Porém, uma pesquisa publicada na revista Science no último dia 5 mostrou que a versão da gripe aviária que infecta as vacas dos EUA está a apenas uma mutação de conseguir o necessário para se disseminar de forma mais eficaz entre os seres humanos.
O virologista Ed Hutchinson, da Universidade de Glasgow, na Escócia, diz que isso sugere que o H5N1 está a apenas “um passo simples” de se tornar “mais perigoso para nós”.
Além disso, no mês passado, o sequenciamento genético de um adolescente canadense ficou muito doente após ser contaminado com gripe aviária “deu a entender que o vírus havia começado a evoluir para explorar maneiras de se ligar de forma mais eficaz às células do corpo”, alerta Hutchinson.
O virologista pondera que “ainda não sabemos se o vírus da gripe H5N1 evoluirá para se tornar uma doença humana”. Mas Schaeffer lembra que, quanto mais animais e espécies diferentes o vírus puder infectar, “maior será a probabilidade de ele se adaptar para infectar melhor as pessoas”.
E, se houver uma pandemia de gripe aviária, ela seria “extremamente grave” porque não temos imunidade acumulada, acrescenta. Os casos de trabalhadores rurais nos EUA têm sido relativamente leves até o momento, mas os registros de letalidade da OMS acendem um alerta.
Por outro lado, Tom Peacock, virologista do Imperial College de Londres, acredita que há várias razões para ser “menos pessimista quanto à possibilidade de uma pandemia”.
Já existem antivirais e vacinas em desenvolvimento, o que representa uma grande diferença em relação à Covid-19 em 2020, lembra.
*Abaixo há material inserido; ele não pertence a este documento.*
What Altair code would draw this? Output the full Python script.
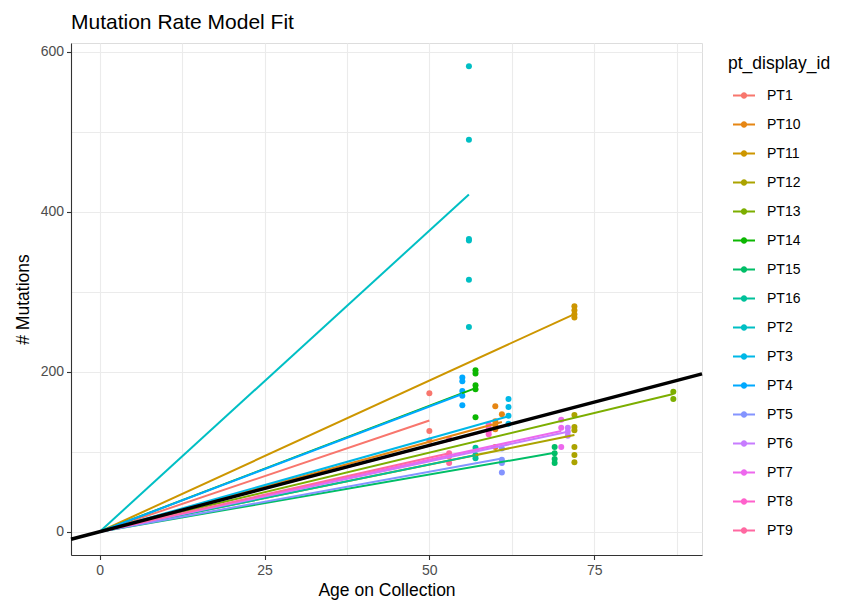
import altair as alt
import pandas as pd

FONT = "Liberation Sans"

# ---- data ----
patients = ["PT1", "PT10", "PT11", "PT12", "PT13", "PT14", "PT15", "PT16",
            "PT2", "PT3", "PT4", "PT5", "PT6", "PT7", "PT8", "PT9"]
palette = ["#F8766D", "#E68613", "#CD9600", "#ABA300", "#7CAE00", "#0CB702",
           "#00BE67", "#00C19A", "#00BFC4", "#00B8E7", "#00A9FF", "#8494FF",
           "#C77CFF", "#ED68ED", "#FF61CC", "#FF68A1"]
# per-patient fitted slope (mutations per year, line through the origin)
fit_slopes = [2.78, 2.25, 3.78, 1.68, 1.98, 3.15, 1.43, 1.68,
              7.53, 2.33, 3.13, 1.50, 1.76, 1.80, 2.15, 1.85]
overall_slope = 2.16

point_patient = (["PT1"] * 3 + ["PT10"] * 6 + ["PT11"] * 4 + ["PT12"] * 6 +
                 ["PT13"] * 2 + ["PT14"] * 5 + ["PT15"] * 4 + ["PT16"] * 3 +
                 ["PT2"] * 6 + ["PT3"] * 4 + ["PT4"] * 5 + ["PT5"] * 4 +
                 ["PT6"] * 3 + ["PT7"] * 3 + ["PT8"] * 4 + ["PT9"] * 4)
point_age = ([50] * 3 + [60, 61, 60, 60, 60, 60] + [72] * 4 + [72] * 6 +
             [87] * 2 + [57] * 5 + [69] * 4 + [57] * 3 +
             [56] * 6 + [62] * 4 + [55] * 5 + [61] * 4 +
             [71] * 3 + [70] * 3 + [59] * 4 + [53] * 4)
point_mutations = ([173, 126, 114] +
                   [157, 147, 138, 133, 128, 106] +
                   [282, 277, 272, 268] +
                   [146, 131, 127, 106, 96, 87] +
                   [175, 166] +
                   [202, 198, 183, 178, 143] +
                   [106, 98, 91, 86] +
                   [105, 96, 92] +
                   [582, 490, 366, 364, 315, 256] +
                   [166, 156, 145, 135] +
                   [193, 188, 176, 170, 158] +
                   [104, 90, 86, 74] +
                   [130, 125, 120] +
                   [140, 130, 106] +
                   [134, 130, 126, 122] +
                   [116, 98, 94, 86])

x_limits = [-4.35, 91.35]
y_limits = [-29.1, 611.1]
x_breaks = [0, 12.5, 25, 37.5, 50, 62.5, 75, 87.5]
y_breaks = [0, 100, 200, 300, 400, 500, 600]

# ---- tables ----
pts = pd.DataFrame({"pt_display_id": point_patient, "age": point_age,
                    "mutations": point_mutations})
max_age = pts.groupby("pt_display_id")["age"].max()
line_rows = []
for p, s in zip(patients, fit_slopes):
    for a in (0, max_age[p]):
        line_rows.append({"pt_display_id": p, "age": a, "mutations": s * a})
fit_lines = pd.DataFrame(line_rows)
overall = pd.DataFrame({"age": x_limits,
                        "mutations": [overall_slope * a for a in x_limits]})

# ---- scales / axes ----
xscale = alt.Scale(domain=x_limits, nice=False, zero=False)
yscale = alt.Scale(domain=y_limits, nice=False, zero=False)

common_axis = dict(
    grid=True, gridColor="#EBEBEB", gridWidth=1.1,
    domain=True, domainColor="#333333", domainWidth=1.1,
    tickColor="#333333", tickSize=4.5, tickWidth=1.1,
    labelColor="#4D4D4D", labelFontSize=14, labelFont=FONT,
    titleColor="#000000", titleFontSize=17.5, titleFont=FONT,
    titleFontWeight="normal",
)
xaxis = alt.Axis(
    values=x_breaks, title="Age on Collection",
    labelExpr="datum.value % 25 === 0 ? datum.label : ''",
    tickOpacity={"condition": {"test": "datum.value % 25 === 0", "value": 1}, "value": 0},
    labelPadding=4, titlePadding=4, **common_axis)
yaxis = alt.Axis(
    values=y_breaks, title="# Mutations",
    labelExpr="datum.value % 200 === 0 ? datum.label : ''",
    tickOpacity={"condition": {"test": "datum.value % 200 === 0", "value": 1}, "value": 0},
    labelPadding=3, titlePadding=8, **common_axis)

color_scale = alt.Scale(domain=patients, range=palette)

legend_symbol = ("M-1,-0.08H-0.26V0.08H-1Z M0.26,-0.08H1V0.08H0.26Z "
                 "M0.29,0A0.29,0.29 0 1,1 -0.29,0A0.29,0.29 0 1,1 0.29,0Z")

points = alt.Chart(pts).mark_point(filled=True, size=36, opacity=1).encode(
    x=alt.X("age:Q", scale=xscale, axis=xaxis),
    y=alt.Y("mutations:Q", scale=yscale, axis=yaxis),
    color=alt.Color("pt_display_id:N", scale=color_scale,
                    legend=alt.Legend(
                        title="pt_display_id", orient="none",
                        legendX=657, legendY=12,
                        symbolType=legend_symbol, symbolSize=484,
                        symbolStrokeWidth=0, symbolOffset=5,
                        labelOffset=12, rowPadding=11, titlePadding=12,
                        titleFontSize=17.5, titleFont=FONT,
                        titleFontWeight="normal", titleColor="#000000",
                        labelFontSize=14, labelFont=FONT,
                        labelColor="#000000", padding=0)),
)

lines = alt.Chart(fit_lines).mark_line(strokeWidth=2).encode(
    x=alt.X("age:Q", scale=xscale, axis=xaxis),
    y=alt.Y("mutations:Q", scale=yscale, axis=yaxis),
    color=alt.Color("pt_display_id:N", scale=color_scale, legend=None),
    detail="pt_display_id:N",
)

abline = alt.Chart(overall).mark_line(strokeWidth=3.4, color="#000000").encode(
    x=alt.X("age:Q", scale=xscale, axis=xaxis),
    y=alt.Y("mutations:Q", scale=yscale, axis=yaxis),
)

chart = alt.layer(points, lines, abline).properties(
    width=631, height=512,
    title=alt.TitleParams("Mutation Rate Model Fit", anchor="start",
                          frame="group",
                          fontSize=21, font=FONT, fontWeight="normal",
                          color="#000000", offset=10),
    autosize=alt.AutoSizeParams(type="none"),
    padding={"left": 71, "top": 43, "right": 144, "bottom": 51},
).configure_view(stroke="#333333", strokeWidth=1.1, strokeOpacity=1,
                 fill="#FFFFFF"
).configure(background="#FFFFFF")

chart.save("out.html", embed_options={"renderer": "svg", "actions": False})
Isso porque o vírus é um Influenza, ainda que não seja o mesmo que causa a gripe em humanos.
Porém, para evitar o pior cenário possível, pesquisadores da área da saúde têm pedido ao governo dos EUA que acelere os testes necessários e garanta o compartilhamento de informações entre agências e países.
Na última sexta-feira, o Departamento de Agricultura dos EUA anunciou planos para testar o suprimento de leite do país em busca do vírus da gripe aviária. Uma preocupação especial é o leite cru, ou não pasteurizado, que tem sido repetidamente contaminado pelo vírus devido ao surto entre as vacas leiteiras.
Preocupação para 2025
O cético em relação às vacinas e teórico da conspiração Robert F. Kennedy Jr., que foi indicado pelo presidente eleito dos EUA, Donald Trump, para o cargo secretário de Saúde, é conhecido por ser fã do leite cru.
O produtor de leite cru da Califórnia Mark McAfee, cujos produtos foram repetidamente recolhidos devido à gripe aviária, disse ao jornal The Guardian na semana passada que a equipe de Kennedy Jr. já o havia procurado para orientar a política de leite cru do próximo governo.
Schaeffer alerta que qualquer sugestão de suspender as restrições ao leite cru será “inequivocamente uma péssima ideia e definitivamente colocará em risco a saúde dos seres humanos”.